En matière de compétences, j’ai deux préoccupations. La première, ce sont les mathématiques. Le niveau baisse en France, c’est très préoccupant parce que nous avons besoin des mathématiques pour avoir des chercheurs, des techniciens et des ingénieurs. Le deuxième point, ce sont les lycées professionnels. Si nous avons fait beaucoup de progrès sur l’apprentissage, je reste sur ma faim par rapport à la réforme qui est actuellement engagée sur le lycée professionnel. Je pense qu’il faut aller plus loin. Il y a 650 000 jeunes dans les lycées professionnels, c’est presque autant que dans l’enseignement général. Ces jeunes viennent souvent dans les lycées professionnels de manière subie. Il faut qu’ils retrouvent leur place qui est de préparer les jeunes à exercer des métiers qui, dans l’industrie, sont des métiers passionnants. Si nous sommes capables de convaincre les jeunes d’aller vers l’industrie, je pense qu’on aura gagné la partie.

Que pensez-vous du projet de loi sur l’industrie verte ?

Le problème, c’est qu’il manque un peu de moyens. Le gouvernement a fait un effort sur France 2030 et nous connaissons la situation financière de l’État. Nous ne sommes pas en mesure de concurrencer nos voisins allemands qui vont flécher beaucoup d’argent vers leur industrie. Et quand je vois les moyens financiers que les Américains déploient pour décarboner leur industrie, je me dis que le relais européen serait très utile.

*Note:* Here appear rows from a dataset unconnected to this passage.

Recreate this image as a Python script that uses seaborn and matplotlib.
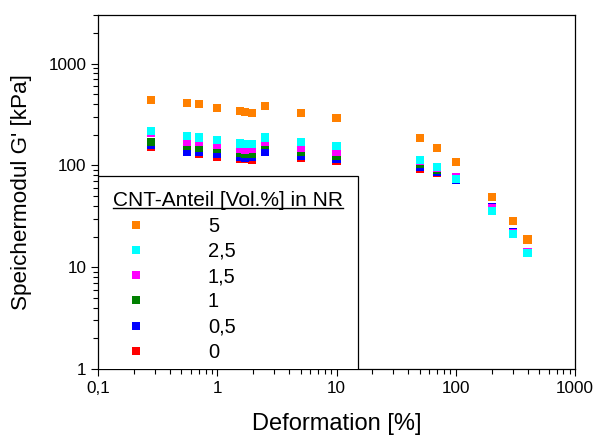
import numpy as np
import pandas as pd
import matplotlib
matplotlib.use('Agg')
import matplotlib.pyplot as plt
import seaborn as sns
from matplotlib.lines import Line2D
from matplotlib.ticker import FixedLocator, LogLocator, NullFormatter

# strain amplitude [%]
strain = [0.28, 0.56, 0.7, 1.0, 1.56, 1.7, 1.95, 2.5, 5, 10, 50, 70, 100, 200, 300, 400]

# storage modulus G' [kPa] per CNT content
g_0 = [150, 134, 129, 121, 116, 115, 113, 134, 119, 111, 93, 84, 73, 38, 21.5, 14]
g_05 = [157, 137, 134, 129, 120, 118, 120, 137, 123, 115, 95.5, 86, 72, 39, 22, 14]
g_1 = [169, 154, 148, 144, 132, 130, 130, 157, 137, 125, 103, 91, 74, 38, 21.5, 14]
g_15 = [206, 168, 168, 159, 144, 142, 144, 169, 148, 134, 110, 94, 76, 38.5, 21.8, 14.1]
g_25 = [217, 194, 188, 177, 164, 163, 163, 188, 169, 154, 114, 96, 73, 35.5, 21, 13.8]
g_5 = [440, 408, 403, 364, 340, 336, 326, 385, 329, 291, 185, 148, 109, 49, 28.5, 18.7]

labels = ['0', '0,5', '1', '1,5', '2,5', '5']
colors = ['#ff0000', '#0000ff', '#008000', '#ff00ff', '#00ffff', '#ff8000']
series = [g_0, g_05, g_1, g_15, g_25, g_5]

xticks = [0.1, 1, 10, 100, 1000]
xticklabels = ['0,1', '1', '10', '100', '1000']
yticks = [1, 10, 100, 1000]
yticklabels = ['1', '10', '100', '1000']

df = pd.concat([pd.DataFrame({'strain': strain, 'G': g, 'cnt': lab})
                for g, lab in zip(series, labels)], ignore_index=True)

plt.rcParams['font.family'] = ['Liberation Sans', 'DejaVu Sans']

fig = plt.figure(figsize=(5.98, 4.36), dpi=100)
ax = fig.add_axes([0.164, 0.1537, 0.7975, 0.8119])

sns.scatterplot(data=df, x='strain', y='G', hue='cnt', hue_order=labels,
                palette=colors, marker='s', s=34, linewidth=0, legend=False, ax=ax)

ax.set_xscale('log')
ax.set_yscale('log')
ax.set_xlim(0.1, 1000)
ax.set_ylim(1, 3000)

ax.xaxis.set_major_locator(FixedLocator(xticks))
ax.set_xticklabels(xticklabels)
ax.yaxis.set_major_locator(FixedLocator(yticks))
ax.set_yticklabels(yticklabels)
ax.xaxis.set_minor_locator(LogLocator(base=10, subs=np.arange(2, 10)))
ax.yaxis.set_minor_locator(LogLocator(base=10, subs=np.arange(2, 10)))
ax.xaxis.set_minor_formatter(NullFormatter())
ax.yaxis.set_minor_formatter(NullFormatter())

ax.tick_params(which='major', direction='out', length=5, width=0.8, labelsize=12.3, pad=3.5)
ax.tick_params(which='minor', direction='out', length=3.5, width=0.8)
for sp in ax.spines.values():
    sp.set_linewidth(0.9)
    sp.set_color('black')

ax.set_xlabel('Deformation [%]', fontsize=17, labelpad=12.5)
ax.set_ylabel("Speichermodul G' [kPa]", fontsize=16.2, labelpad=12)

handles = [Line2D([], [], ls='none', marker='s', color=c, markersize=6, markeredgewidth=0)
           for c in colors][::-1]
# legend sits a bit below the axes; its frame is clipped at the x axis
leg = ax.legend(handles, labels[::-1], title='CNT-Anteil [Vol.%] in NR',
                loc='lower left', bbox_to_anchor=(0, -0.0226), borderaxespad=0,
                frameon=True, fancybox=False, edgecolor='black', framealpha=1,
                fontsize=14.5, title_fontsize=15, borderpad=0.75,
                handlelength=2.25, handletextpad=2.45, labelspacing=0.31,
                alignment='left')
leg.get_frame().set_linewidth(0.9)
leg.get_frame().set_clip_box(ax.bbox)
leg.get_frame().set_clip_on(True)

# underline the legend title
fig.canvas.draw()
bb = leg.get_title().get_window_extent().transformed(fig.transFigure.inverted())
fig.add_artist(Line2D([bb.x0, bb.x1], [bb.y0 + 0.006, bb.y0 + 0.006],
                      transform=fig.transFigure, color='black', lw=1))

plt.savefig('out.png', dpi=100)
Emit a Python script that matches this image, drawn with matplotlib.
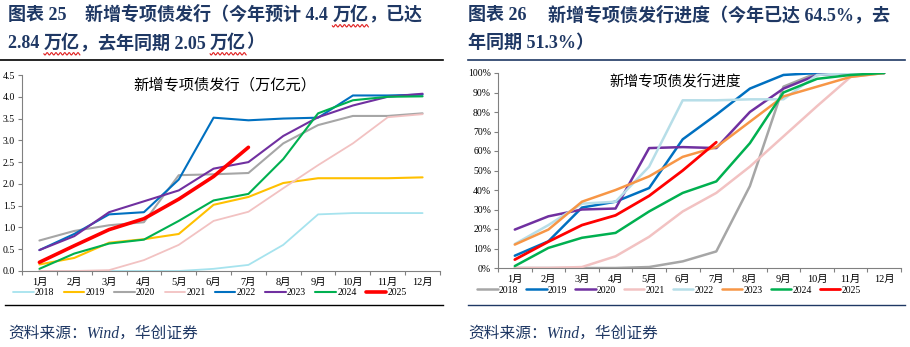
import numpy as np
import matplotlib
matplotlib.use('Agg')
import matplotlib.pyplot as plt
from matplotlib.lines import Line2D

plt.rcParams['font.family'] = ['Liberation Serif', 'Noto Sans CJK SC', 'DejaVu Sans']

months = ['1月', '2月', '3月', '4月', '5月', '6月', '7月', '8月', '9月', '10月', '11月', '12月']
years = ['2018', '2019', '2020', '2021', '2022', '2023', '2024', '2025']

# 新增专项债发行（万亿元）
amt_2018 = [0, 0, 0, 0, 0, 0.05, 0.14, 0.6, 1.3, 1.33, 1.33, 1.33]
amt_2019 = [0.15, 0.3, 0.65, 0.73, 0.85, 1.52, 1.7, 2.02, 2.13, 2.13, 2.13, 2.15]
amt_2020 = [0.7, 0.92, 1.05, 1.12, 2.2, 2.22, 2.25, 2.93, 3.35, 3.56, 3.56, 3.62]
amt_2021 = [0, 0, 0.02, 0.25, 0.6, 1.15, 1.36, 1.9, 2.43, 2.93, 3.53, 3.6]
amt_2022 = [0.48, 0.85, 1.3, 1.35, 2.1, 3.52, 3.46, 3.5, 3.52, 4.03, 4.03, 4.05]
amt_2023 = [0.48, 0.8, 1.35, 1.6, 1.85, 2.35, 2.5, 3.1, 3.53, 3.8, 4.0, 4.07]
amt_2024 = [0.05, 0.4, 0.63, 0.72, 1.15, 1.62, 1.77, 2.57, 3.62, 3.92, 4.0, 4.01]
amt_2025 = [0.2, 0.58, 0.95, 1.2, 1.65, 2.17, 2.84]

# 新增专项债发行进度（%）
pct_2018 = [0, 0, 0, 0, 0.5, 3.4, 8.5, 42, 93, 100, 100, 100]
pct_2019 = [6.3, 13.7, 31, 34, 41, 66, 78.6, 92, 99, 100, 100, 100]
pct_2020 = [19.7, 26.5, 30, 30.5, 61.5, 62, 61.5, 80, 92, 99, 100, 100]
pct_2021 = [0, 0, 0.5, 6, 16, 29, 38.5, 52, 67.5, 83, 98, 100]
pct_2022 = [12.3, 22, 33, 34, 52, 86, 86, 86.5, 86.5, 99, 100, 100]
pct_2023 = [12, 19.7, 34, 40, 47, 57, 62, 75, 88, 93, 98, 100]
pct_2024 = [1, 10.3, 15.5, 18, 29, 38.5, 44.4, 64, 90, 97, 99, 100]
pct_2025 = [4.3, 13.5, 22, 27, 37, 50, 64.5]

left_series = [amt_2018, amt_2019, amt_2020, amt_2021, amt_2022, amt_2023, amt_2024, amt_2025]
right_series = [pct_2018, pct_2019, pct_2020, pct_2021, pct_2022, pct_2023, pct_2024, pct_2025]

left_colors = ['#A6E3EE', '#FFC000', '#A6A6A6', '#F2C2C2', '#0070C0', '#7030A0', '#00B050', '#FF0000']
right_colors = ['#A6A6A6', '#0070C0', '#7030A0', '#F2C2C2', '#B7DEE8', '#F79646', '#00B050', '#FF0000']
left_widths = [1.3, 1.5, 1.5, 1.3, 1.5, 1.5, 1.5, 2.6]
right_widths = [1.8, 1.8, 1.8, 1.8, 1.8, 1.8, 1.8, 2.0]

navy = '#1F3864'
W, H = 910, 347
fig = plt.figure(figsize=(W / 100, H / 100), dpi=100)
renderer = fig.canvas.get_renderer()


def px_axes(x0, y0, x1, y1):
    return fig.add_axes([x0 / W, 1 - y1 / H, (x1 - x0) / W, (y1 - y0) / H])


def style_axes(ax):
    ax.set_xlim(0.5, 12.5)
    for s in ['top', 'right']:
        ax.spines[s].set_visible(False)
    for s in ['left', 'bottom']:
        ax.spines[s].set_color('#808080')
        ax.spines[s].set_linewidth(0.8)
    ax.set_xticks(np.arange(0.5, 13, 1))
    ax.set_xticklabels([])
    ax.set_xticks(np.arange(1, 13), minor=True)
    ax.set_xticklabels(months, minor=True, fontsize=7.5)
    ax.tick_params(axis='x', which='major', length=3, color='#808080', width=0.8)
    ax.tick_params(axis='x', which='minor', length=0, pad=5)
    ax.tick_params(axis='y', length=3, color='#808080', width=0.8, labelsize=7, pad=2)


def wavy(x0, x1, y):  # 红色波浪下划线（像素坐标）
    xs = np.linspace(x0, x1, int((x1 - x0) * 2) + 2)
    ys = y + 1.2 * np.sin((xs - x0) / 2.2 * np.pi)
    fig.add_artist(Line2D(xs / W, 1 - ys / H, color='#E02020', lw=0.8))


def run_text(x, y, pieces, **kw):  # 分段写标题，返回每段的像素范围
    spans = []
    for s in pieces:
        t = fig.text(x / W, 1 - y / H, s, **kw)
        bb = t.get_window_extent(renderer)
        spans.append((bb.x0, bb.x1, H - bb.y0))
        x = bb.x1
    return spans


x = np.arange(1, 13)

# ---- 左图
ax1 = px_axes(22, 75, 440, 271)
for data, c, lw, yr in zip(left_series, left_colors, left_widths, years):
    ax1.plot(x[:len(data)], data, color=c, lw=lw, label=yr, solid_capstyle='round')
style_axes(ax1)
ax1.set_ylim(0, 4.5)
ax1.set_yticks(np.arange(0, 4.6, 0.5))
ax1.set_yticklabels(['%.1f' % v for v in np.arange(0, 4.6, 0.5)])
ax1.text(0.486, 0.95, '新增专项债发行（万亿元）', transform=ax1.transAxes, ha='center', va='center',
         fontsize=11, family=['Noto Sans CJK SC'])
ax1.legend(loc='center', bbox_to_anchor=(0.45, -0.112), ncol=8, frameon=False, fontsize=7,
           handlelength=2.1, handletextpad=0.15, columnspacing=0.95, borderpad=0)

# ---- 右图
ax2 = px_axes(498, 73, 901, 268)
for data, c, lw, yr in zip(right_series, right_colors, right_widths, years):
    ax2.plot(x[:len(data)], data, color=c, lw=lw, label=yr, solid_capstyle='round')
style_axes(ax2)
ax2.set_ylim(0, 100)
ax2.set_yticks(np.arange(0, 101, 10))
ax2.set_yticklabels(['%d%%' % v for v in range(0, 101, 10)])
ax2.text(0.44, 0.954, '新增专项债发行进度', transform=ax2.transAxes, ha='center', va='center',
         fontsize=10.5, family=['Noto Sans CJK SC'])
ax2.legend(loc='center', bbox_to_anchor=(0.424, -0.113), ncol=8, frameon=False, fontsize=7,
           handlelength=2.1, handletextpad=0.15, columnspacing=0.8, borderpad=0)

# ---- 标题、分隔线、来源
tkw = dict(color=navy, fontsize=13, fontweight='bold', va='center', ha='left')
fig.text(8 / W, 1 - 15 / H, '图表 25', **tkw)
sp = run_text(85, 15, ['新增专项债发行（今年预计 4.4 ', '万亿', '，已达'], **tkw)
wavy(sp[1][0], sp[1][1], sp[1][2] + 2)
sp = run_text(8, 43, ['2.84 ', '万亿', '，去年同期 2.05 ', '万亿', '）'], **tkw)
wavy(sp[1][0], sp[1][1], sp[1][2] + 2)
wavy(sp[3][0], sp[3][1], sp[3][2] + 2)
fig.text(468 / W, 1 - 15 / H, '图表 26', **tkw)
fig.text(548 / W, 1 - 15 / H, '新增专项债发行进度（今年已达 64.5%，去', **tkw)
fig.text(468 / W, 1 - 43 / H, '年同期 51.3%）', **tkw)

fig.add_artist(Line2D([0 / W, 443 / W], [1 - 60 / H] * 2, color='black', lw=1.2))
fig.add_artist(Line2D([5 / W, 443 / W], [1 - 305 / H] * 2, color='black', lw=1.0))
fig.add_artist(Line2D([468 / W, 905 / W], [1 - 60 / H] * 2, color=navy, lw=1.2))
fig.add_artist(Line2D([468 / W, 905 / W], [1 - 305 / H] * 2, color=navy, lw=1.0))

skw = dict(color=navy, fontsize=11.3, style='italic', va='center', ha='left')
fig.text(8 / W, 1 - 334 / H, '资料来源：Wind，华创证券', **skw)
fig.text(468 / W, 1 - 334 / H, '资料来源：Wind，华创证券', **skw)

fig.savefig('out.png', dpi=100)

Cela vaudrait vraiment le coup que l’Europe utilise sa capacité d’endettement pour permettre aux pays européens d’assumer complètement la transition écologique et énergétique. Le rapport Pisani-Mahfouz estime que la France devra investir 66 milliards d’euros supplémentaires par an d’ici à 2030 pour atteindre la neutralité carbone. Ses auteurs proposent quelques voies de financement auxquelles je peux m’associer, mais je pense que le relais européen serait utile. À vrai dire, si l’Europe n’est pas capable d’agir dans ce domaine, vital pour tous les pays européens, je serais amèrement déçu.